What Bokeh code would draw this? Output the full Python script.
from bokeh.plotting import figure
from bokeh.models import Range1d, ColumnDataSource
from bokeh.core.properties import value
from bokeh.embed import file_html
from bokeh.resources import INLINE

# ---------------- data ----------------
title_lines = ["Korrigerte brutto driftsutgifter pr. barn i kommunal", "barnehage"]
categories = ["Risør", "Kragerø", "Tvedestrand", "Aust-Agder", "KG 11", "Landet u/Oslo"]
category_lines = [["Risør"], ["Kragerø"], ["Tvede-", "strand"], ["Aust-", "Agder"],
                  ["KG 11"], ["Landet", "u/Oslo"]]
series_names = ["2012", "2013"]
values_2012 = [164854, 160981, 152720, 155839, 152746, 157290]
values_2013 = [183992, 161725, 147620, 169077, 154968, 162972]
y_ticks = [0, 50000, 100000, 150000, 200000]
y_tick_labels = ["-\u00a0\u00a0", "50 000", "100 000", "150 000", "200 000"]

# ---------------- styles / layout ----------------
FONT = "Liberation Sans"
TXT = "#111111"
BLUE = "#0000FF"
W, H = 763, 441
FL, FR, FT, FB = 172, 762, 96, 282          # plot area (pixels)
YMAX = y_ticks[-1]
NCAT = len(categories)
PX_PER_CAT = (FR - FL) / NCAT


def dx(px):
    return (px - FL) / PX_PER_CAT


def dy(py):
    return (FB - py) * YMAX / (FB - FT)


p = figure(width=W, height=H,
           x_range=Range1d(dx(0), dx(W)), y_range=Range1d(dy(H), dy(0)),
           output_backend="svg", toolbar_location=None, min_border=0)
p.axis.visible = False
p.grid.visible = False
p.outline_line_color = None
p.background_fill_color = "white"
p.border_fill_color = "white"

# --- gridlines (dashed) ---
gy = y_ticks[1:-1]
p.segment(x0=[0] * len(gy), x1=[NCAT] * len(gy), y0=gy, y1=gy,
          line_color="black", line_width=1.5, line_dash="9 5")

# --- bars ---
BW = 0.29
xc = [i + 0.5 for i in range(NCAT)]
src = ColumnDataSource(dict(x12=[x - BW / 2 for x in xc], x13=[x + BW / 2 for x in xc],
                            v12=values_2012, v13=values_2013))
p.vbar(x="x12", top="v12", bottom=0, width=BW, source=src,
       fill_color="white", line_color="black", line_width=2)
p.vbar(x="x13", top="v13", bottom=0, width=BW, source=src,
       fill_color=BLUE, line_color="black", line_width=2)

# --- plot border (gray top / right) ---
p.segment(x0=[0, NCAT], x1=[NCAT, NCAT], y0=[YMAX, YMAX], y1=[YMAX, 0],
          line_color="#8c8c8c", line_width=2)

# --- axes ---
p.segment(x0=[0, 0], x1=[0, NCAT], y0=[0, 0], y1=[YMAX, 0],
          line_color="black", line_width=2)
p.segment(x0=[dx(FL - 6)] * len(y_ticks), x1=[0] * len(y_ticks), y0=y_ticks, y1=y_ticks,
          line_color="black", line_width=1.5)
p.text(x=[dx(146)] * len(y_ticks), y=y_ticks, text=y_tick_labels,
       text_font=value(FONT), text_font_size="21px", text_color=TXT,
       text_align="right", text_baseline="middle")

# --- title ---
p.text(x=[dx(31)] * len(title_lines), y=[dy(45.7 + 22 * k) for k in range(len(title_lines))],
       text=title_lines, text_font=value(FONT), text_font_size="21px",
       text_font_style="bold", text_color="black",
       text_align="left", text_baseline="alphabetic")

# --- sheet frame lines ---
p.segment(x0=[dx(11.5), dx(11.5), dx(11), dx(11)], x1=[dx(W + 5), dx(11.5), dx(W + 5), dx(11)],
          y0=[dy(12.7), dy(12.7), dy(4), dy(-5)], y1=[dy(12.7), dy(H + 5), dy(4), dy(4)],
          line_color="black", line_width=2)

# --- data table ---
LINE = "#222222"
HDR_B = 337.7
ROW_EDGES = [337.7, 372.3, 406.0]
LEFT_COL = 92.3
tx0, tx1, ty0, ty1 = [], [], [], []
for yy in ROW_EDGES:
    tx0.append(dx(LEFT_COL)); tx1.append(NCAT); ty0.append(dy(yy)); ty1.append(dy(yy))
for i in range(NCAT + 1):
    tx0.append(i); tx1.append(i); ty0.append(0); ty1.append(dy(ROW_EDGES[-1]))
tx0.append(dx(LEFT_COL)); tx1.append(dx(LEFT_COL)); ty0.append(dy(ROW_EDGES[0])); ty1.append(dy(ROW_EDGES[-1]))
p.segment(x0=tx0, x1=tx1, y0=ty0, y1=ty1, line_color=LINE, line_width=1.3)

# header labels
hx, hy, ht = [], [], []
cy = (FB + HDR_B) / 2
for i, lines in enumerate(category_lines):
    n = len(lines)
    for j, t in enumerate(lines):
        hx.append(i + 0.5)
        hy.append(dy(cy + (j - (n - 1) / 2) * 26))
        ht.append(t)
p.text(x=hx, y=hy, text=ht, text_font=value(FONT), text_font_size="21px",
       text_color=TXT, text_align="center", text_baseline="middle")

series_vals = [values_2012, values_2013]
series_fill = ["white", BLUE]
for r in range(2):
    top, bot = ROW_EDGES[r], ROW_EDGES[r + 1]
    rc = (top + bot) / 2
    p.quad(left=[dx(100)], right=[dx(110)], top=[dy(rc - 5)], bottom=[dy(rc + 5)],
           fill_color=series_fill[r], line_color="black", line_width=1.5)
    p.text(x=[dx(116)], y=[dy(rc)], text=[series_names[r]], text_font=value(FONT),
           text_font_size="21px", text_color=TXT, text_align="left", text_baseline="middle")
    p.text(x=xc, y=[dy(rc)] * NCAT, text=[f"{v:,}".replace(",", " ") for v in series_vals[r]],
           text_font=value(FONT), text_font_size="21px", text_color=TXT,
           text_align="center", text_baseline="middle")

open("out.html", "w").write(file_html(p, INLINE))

▶ _GIVEN TASK_
Using the data above, restate word for word the lines from its opening line through the line that contains "from bokeh.resources import INLINE", and no more.

▶ _TASK OUTPUT_
What Bokeh code would draw this? Output the full Python script.
from bokeh.plotting import figure
from bokeh.models import Range1d, ColumnDataSource
from bokeh.core.properties import value
from bokeh.embed import file_html
from bokeh.resources import INLINE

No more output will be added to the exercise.